──────── Data shown ────────
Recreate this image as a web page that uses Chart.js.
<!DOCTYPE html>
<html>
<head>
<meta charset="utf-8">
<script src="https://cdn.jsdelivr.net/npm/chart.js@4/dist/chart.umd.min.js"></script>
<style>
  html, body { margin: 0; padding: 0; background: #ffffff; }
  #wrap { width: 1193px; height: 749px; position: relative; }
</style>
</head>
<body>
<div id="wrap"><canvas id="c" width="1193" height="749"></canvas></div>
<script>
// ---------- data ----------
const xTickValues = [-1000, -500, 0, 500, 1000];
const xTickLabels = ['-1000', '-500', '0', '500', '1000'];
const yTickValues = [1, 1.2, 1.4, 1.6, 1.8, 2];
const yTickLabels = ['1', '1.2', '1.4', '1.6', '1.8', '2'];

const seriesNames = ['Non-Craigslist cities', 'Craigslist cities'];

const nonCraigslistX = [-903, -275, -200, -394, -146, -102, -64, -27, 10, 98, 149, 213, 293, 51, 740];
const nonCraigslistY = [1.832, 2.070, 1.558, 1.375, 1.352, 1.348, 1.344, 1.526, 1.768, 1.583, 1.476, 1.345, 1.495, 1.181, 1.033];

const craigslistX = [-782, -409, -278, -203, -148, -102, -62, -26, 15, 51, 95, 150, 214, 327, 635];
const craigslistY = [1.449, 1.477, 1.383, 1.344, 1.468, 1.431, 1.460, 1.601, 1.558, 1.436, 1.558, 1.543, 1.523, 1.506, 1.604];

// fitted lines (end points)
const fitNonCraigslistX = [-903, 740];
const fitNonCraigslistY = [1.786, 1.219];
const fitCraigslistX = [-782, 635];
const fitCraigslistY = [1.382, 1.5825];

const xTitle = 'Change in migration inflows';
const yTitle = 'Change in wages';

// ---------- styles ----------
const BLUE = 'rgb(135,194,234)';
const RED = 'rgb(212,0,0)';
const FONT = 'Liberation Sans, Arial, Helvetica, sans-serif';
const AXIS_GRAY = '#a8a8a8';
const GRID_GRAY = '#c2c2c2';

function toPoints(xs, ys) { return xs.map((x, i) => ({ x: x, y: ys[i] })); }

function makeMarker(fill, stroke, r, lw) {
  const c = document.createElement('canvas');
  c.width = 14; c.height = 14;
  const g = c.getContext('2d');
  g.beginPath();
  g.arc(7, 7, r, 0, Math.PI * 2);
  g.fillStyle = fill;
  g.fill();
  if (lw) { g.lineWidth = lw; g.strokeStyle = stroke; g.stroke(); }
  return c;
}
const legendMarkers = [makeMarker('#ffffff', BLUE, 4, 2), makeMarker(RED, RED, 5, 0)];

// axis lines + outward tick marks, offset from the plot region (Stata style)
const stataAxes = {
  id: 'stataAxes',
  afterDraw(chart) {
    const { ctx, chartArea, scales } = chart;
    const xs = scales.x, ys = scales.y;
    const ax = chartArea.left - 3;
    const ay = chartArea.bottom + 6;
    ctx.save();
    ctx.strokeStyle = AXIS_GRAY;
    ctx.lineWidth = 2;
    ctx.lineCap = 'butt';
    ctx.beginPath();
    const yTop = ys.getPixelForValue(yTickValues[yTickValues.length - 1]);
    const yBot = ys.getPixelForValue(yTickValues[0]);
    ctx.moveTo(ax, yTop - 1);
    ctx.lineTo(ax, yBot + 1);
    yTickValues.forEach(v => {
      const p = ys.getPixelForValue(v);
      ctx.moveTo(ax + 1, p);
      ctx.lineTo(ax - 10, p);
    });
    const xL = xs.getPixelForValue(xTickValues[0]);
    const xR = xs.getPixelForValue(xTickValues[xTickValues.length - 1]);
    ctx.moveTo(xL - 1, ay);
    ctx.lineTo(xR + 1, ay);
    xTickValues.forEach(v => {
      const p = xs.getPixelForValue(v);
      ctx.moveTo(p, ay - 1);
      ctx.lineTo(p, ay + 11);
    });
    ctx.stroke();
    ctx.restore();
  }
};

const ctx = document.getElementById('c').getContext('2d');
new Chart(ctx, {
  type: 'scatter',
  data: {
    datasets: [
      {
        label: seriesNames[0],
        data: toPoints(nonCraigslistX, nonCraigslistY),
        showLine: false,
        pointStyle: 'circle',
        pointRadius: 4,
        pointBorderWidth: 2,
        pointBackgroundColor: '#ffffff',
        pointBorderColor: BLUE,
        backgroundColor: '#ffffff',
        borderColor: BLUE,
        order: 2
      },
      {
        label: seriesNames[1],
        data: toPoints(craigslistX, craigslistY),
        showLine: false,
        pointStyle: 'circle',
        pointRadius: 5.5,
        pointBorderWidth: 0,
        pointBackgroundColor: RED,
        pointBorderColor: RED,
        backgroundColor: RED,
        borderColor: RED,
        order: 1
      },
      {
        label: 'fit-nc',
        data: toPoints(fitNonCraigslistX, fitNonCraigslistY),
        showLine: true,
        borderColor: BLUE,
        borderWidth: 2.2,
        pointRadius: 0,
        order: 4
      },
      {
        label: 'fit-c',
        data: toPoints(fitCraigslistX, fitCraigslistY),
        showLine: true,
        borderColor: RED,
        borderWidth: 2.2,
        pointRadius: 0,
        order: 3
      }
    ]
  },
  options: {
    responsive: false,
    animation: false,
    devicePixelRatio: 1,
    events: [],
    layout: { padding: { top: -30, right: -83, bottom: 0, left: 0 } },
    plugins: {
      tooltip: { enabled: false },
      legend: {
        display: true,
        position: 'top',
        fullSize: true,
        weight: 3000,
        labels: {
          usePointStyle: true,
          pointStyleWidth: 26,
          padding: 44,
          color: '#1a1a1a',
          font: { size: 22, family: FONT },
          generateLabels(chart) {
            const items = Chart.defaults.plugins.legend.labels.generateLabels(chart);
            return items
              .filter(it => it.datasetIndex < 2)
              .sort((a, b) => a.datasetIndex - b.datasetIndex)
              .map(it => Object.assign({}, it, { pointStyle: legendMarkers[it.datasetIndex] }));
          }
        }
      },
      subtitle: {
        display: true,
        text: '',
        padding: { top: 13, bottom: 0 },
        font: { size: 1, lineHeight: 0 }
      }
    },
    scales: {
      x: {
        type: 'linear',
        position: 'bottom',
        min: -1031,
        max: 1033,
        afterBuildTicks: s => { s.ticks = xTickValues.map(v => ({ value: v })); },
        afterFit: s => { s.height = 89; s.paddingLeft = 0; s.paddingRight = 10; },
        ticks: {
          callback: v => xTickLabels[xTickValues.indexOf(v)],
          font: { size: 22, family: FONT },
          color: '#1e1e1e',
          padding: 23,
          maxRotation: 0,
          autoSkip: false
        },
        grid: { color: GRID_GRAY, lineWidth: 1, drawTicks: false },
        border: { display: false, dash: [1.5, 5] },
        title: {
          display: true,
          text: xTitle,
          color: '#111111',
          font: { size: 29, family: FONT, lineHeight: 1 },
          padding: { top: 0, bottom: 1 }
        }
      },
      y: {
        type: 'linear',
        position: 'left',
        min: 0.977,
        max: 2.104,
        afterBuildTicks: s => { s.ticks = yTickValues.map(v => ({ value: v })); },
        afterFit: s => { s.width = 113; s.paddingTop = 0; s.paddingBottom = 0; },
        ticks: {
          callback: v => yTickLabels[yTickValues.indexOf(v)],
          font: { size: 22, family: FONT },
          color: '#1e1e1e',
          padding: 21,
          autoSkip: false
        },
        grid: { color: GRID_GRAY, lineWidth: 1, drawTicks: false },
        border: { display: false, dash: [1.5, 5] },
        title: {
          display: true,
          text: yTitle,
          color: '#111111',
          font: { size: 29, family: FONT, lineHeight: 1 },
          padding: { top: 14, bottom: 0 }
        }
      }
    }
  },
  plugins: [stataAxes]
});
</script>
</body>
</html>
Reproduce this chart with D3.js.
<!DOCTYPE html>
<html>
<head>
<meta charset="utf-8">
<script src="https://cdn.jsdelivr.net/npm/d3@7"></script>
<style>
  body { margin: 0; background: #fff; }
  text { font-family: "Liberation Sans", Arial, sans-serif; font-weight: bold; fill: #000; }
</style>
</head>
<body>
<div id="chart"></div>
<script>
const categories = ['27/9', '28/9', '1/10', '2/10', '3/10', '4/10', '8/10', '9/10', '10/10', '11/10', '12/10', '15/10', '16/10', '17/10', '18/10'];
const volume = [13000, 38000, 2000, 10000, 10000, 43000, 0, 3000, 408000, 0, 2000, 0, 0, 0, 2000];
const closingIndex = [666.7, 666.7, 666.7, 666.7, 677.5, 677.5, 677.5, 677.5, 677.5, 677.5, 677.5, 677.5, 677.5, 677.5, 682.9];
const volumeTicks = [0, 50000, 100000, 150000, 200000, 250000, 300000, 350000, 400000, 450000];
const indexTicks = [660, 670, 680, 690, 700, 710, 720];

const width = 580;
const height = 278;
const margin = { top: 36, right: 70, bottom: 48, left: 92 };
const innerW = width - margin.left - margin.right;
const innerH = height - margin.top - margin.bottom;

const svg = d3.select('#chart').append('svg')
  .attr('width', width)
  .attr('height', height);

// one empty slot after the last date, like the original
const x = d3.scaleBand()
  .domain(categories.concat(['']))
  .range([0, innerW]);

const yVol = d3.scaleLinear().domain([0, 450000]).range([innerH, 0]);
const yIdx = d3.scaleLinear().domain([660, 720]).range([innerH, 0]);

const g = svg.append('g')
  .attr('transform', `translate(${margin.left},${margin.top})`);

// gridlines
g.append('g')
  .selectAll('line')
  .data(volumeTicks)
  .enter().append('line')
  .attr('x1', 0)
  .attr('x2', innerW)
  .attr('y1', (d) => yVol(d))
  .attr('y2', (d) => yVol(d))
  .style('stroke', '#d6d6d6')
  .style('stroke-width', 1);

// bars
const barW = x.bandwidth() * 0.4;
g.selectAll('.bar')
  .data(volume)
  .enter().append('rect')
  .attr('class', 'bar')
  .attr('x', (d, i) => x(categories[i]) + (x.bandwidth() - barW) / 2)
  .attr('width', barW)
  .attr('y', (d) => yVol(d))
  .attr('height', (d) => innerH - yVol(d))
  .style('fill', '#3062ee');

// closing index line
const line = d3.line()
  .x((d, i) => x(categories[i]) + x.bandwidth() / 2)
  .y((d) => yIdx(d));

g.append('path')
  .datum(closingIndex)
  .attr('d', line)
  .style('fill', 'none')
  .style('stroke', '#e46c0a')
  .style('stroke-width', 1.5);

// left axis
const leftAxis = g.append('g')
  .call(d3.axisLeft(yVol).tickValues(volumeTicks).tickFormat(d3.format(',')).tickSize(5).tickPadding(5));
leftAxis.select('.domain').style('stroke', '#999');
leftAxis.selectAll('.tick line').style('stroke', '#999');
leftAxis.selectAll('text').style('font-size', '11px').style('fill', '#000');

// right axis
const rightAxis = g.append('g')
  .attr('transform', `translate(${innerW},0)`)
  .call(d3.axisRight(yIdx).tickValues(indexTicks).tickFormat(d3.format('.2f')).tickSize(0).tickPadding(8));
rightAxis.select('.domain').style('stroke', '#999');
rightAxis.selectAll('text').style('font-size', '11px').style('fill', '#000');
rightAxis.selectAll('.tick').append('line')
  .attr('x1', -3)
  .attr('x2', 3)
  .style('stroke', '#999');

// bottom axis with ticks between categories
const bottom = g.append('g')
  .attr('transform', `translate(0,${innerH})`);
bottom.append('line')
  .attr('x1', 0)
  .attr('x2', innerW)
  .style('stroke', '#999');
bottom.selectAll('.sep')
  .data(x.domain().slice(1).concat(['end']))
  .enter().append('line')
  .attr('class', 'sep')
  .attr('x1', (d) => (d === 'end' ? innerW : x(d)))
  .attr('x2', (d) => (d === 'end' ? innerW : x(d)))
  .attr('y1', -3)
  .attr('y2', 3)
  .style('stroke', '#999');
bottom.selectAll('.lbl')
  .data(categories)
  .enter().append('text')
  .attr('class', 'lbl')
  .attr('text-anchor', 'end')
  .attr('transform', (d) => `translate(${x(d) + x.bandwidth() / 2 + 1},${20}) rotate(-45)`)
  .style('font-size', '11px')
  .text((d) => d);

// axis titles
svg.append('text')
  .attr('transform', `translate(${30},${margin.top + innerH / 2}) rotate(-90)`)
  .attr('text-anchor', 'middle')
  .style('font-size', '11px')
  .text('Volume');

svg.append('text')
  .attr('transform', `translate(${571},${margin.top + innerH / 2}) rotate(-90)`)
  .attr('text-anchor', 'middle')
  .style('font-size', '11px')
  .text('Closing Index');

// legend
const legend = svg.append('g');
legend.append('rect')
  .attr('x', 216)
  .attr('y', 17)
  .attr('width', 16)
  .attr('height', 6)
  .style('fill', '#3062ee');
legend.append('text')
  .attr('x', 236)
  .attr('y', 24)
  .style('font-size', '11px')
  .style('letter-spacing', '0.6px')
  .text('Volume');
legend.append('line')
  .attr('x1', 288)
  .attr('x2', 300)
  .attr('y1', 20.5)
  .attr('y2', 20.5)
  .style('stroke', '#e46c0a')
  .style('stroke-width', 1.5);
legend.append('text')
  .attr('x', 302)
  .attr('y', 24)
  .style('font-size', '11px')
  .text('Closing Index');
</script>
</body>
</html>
────────
◆ **Required work**:
Only the lines from the one with "Reproduce this chart with D3.js." up to the one with "d3.scaleLinear().domain([660, 720]).range([innerH, 0]);" should be repeated, both included, exactly as they appear.

◆ **Result of this task**:
Reproduce this chart with D3.js.
<!DOCTYPE html>
<html>
<head>
<meta charset="utf-8">
<script src="https://cdn.jsdelivr.net/npm/d3@7"></script>
<style>
  body { margin: 0; background: #fff; }
  text { font-family: "Liberation Sans", Arial, sans-serif; font-weight: bold; fill: #000; }
</style>
</head>
<body>
<div id="chart"></div>
<script>
const categories = ['27/9', '28/9', '1/10', '2/10', '3/10', '4/10', '8/10', '9/10', '10/10', '11/10', '12/10', '15/10', '16/10', '17/10', '18/10'];
const volume = [13000, 38000, 2000, 10000, 10000, 43000, 0, 3000, 408000, 0, 2000, 0, 0, 0, 2000];
const closingIndex = [666.7, 666.7, 666.7, 666.7, 677.5, 677.5, 677.5, 677.5, 677.5, 677.5, 677.5, 677.5, 677.5, 677.5, 682.9];
const volumeTicks = [0, 50000, 100000, 150000, 200000, 250000, 300000, 350000, 400000, 450000];
const indexTicks = [660, 670, 680, 690, 700, 710, 720];

const width = 580;
const height = 278;
const margin = { top: 36, right: 70, bottom: 48, left: 92 };
const innerW = width - margin.left - margin.right;
const innerH = height - margin.top - margin.bottom;

const svg = d3.select('#chart').append('svg')
  .attr('width', width)
  .attr('height', height);

// one empty slot after the last date, like the original
const x = d3.scaleBand()
  .domain(categories.concat(['']))
  .range([0, innerW]);

const yVol = d3.scaleLinear().domain([0, 450000]).range([innerH, 0]);
const yIdx = d3.scaleLinear().domain([660, 720]).range([innerH, 0]);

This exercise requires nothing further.